**Task goal**
Output all the data exactly. Pictures do not belong in the copy.
╭─ Data excerpt
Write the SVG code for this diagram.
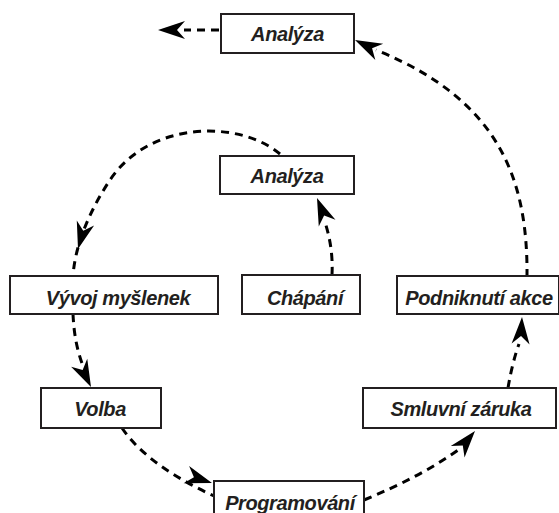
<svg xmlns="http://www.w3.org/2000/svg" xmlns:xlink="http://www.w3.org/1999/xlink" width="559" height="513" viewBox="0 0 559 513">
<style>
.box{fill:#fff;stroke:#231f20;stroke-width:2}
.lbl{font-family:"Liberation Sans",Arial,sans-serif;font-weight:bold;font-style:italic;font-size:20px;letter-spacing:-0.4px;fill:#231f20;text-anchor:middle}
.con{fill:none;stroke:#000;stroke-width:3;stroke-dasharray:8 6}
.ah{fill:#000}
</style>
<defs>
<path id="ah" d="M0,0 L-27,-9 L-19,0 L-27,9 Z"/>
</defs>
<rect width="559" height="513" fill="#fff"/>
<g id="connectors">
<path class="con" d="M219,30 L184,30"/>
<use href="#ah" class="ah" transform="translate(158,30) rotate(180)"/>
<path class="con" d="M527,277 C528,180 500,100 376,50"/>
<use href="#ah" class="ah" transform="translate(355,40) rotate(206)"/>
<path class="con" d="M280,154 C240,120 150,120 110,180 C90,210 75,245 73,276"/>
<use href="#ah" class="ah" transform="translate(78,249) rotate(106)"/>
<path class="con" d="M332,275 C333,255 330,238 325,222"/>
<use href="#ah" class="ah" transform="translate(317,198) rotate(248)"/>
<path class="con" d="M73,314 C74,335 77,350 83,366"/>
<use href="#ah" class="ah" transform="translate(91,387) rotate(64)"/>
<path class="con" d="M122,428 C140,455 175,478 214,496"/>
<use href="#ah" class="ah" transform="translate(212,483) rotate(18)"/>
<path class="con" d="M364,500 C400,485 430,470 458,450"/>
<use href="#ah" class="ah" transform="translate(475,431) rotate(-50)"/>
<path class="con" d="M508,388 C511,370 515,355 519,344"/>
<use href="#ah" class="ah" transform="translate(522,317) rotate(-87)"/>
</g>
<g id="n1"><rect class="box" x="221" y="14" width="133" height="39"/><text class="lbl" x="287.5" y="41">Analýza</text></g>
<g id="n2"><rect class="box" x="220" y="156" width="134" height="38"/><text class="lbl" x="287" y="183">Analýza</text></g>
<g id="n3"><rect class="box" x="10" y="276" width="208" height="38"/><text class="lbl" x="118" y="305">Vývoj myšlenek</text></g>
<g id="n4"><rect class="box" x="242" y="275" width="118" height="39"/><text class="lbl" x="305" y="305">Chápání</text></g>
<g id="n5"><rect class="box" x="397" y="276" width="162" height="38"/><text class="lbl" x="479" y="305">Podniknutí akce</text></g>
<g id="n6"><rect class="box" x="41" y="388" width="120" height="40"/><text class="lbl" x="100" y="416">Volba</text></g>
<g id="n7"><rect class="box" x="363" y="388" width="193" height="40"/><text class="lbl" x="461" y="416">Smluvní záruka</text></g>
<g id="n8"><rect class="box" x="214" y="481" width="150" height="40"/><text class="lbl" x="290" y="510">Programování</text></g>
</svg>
╰─
**The reply**
Write the SVG code for this diagram.
<svg xmlns="http://www.w3.org/2000/svg" xmlns:xlink="http://www.w3.org/1999/xlink" width="559" height="513" viewBox="0 0 559 513">
<style>
.box{fill:#fff;stroke:#231f20;stroke-width:2}
.lbl{font-family:"Liberation Sans",Arial,sans-serif;font-weight:bold;font-style:italic;font-size:20px;letter-spacing:-0.4px;fill:#231f20;text-anchor:middle}
.con{fill:none;stroke:#000;stroke-width:3;stroke-dasharray:8 6}
.ah{fill:#000}
</style>
<defs>
<path id="ah" d="M0,0 L-27,-9 L-19,0 L-27,9 Z"/>
</defs>
<rect width="559" height="513" fill="#fff"/>
<g id="connectors">
<path class="con" d="M219,30 L184,30"/>
<use href="#ah" class="ah" transform="translate(158,30) rotate(180)"/>
<path class="con" d="M527,277 C528,180 500,100 376,50"/>
<use href="#ah" class="ah" transform="translate(355,40) rotate(206)"/>
<path class="con" d="M280,154 C240,120 150,120 110,180 C90,210 75,245 73,276"/>
<use href="#ah" class="ah" transform="translate(78,249) rotate(106)"/>
<path class="con" d="M332,275 C333,255 330,238 325,222"/>
<use href="#ah" class="ah" transform="translate(317,198) rotate(248)"/>
<path class="con" d="M73,314 C74,335 77,350 83,366"/>
<use href="#ah" class="ah" transform="translate(91,387) rotate(64)"/>
<path class="con" d="M122,428 C140,455 175,478 214,496"/>
<use href="#ah" class="ah" transform="translate(212,483) rotate(18)"/>
<path class="con" d="M364,500 C400,485 430,470 458,450"/>
<use href="#ah" class="ah" transform="translate(475,431) rotate(-50)"/>
<path class="con" d="M508,388 C511,370 515,355 519,344"/>
<use href="#ah" class="ah" transform="translate(522,317) rotate(-87)"/>
</g>
<g id="n1"><rect class="box" x="221" y="14" width="133" height="39"/><text class="lbl" x="287.5" y="41">Analýza</text></g>
<g id="n2"><rect class="box" x="220" y="156" width="134" height="38"/><text class="lbl" x="287" y="183">Analýza</text></g>
<g id="n3"><rect class="box" x="10" y="276" width="208" height="38"/><text class="lbl" x="118" y="305">Vývoj myšlenek</text></g>
<g id="n4"><rect class="box" x="242" y="275" width="118" height="39"/><text class="lbl" x="305" y="305">Chápání</text></g>
<g id="n5"><rect class="box" x="397" y="276" width="162" height="38"/><text class="lbl" x="479" y="305">Podniknutí akce</text></g>
<g id="n6"><rect class="box" x="41" y="388" width="120" height="40"/><text class="lbl" x="100" y="416">Volba</text></g>
<g id="n7"><rect class="box" x="363" y="388" width="193" height="40"/><text class="lbl" x="461" y="416">Smluvní záruka</text></g>
<g id="n8"><rect class="box" x="214" y="481" width="150" height="40"/><text class="lbl" x="290" y="510">Programování</text></g>
</svg>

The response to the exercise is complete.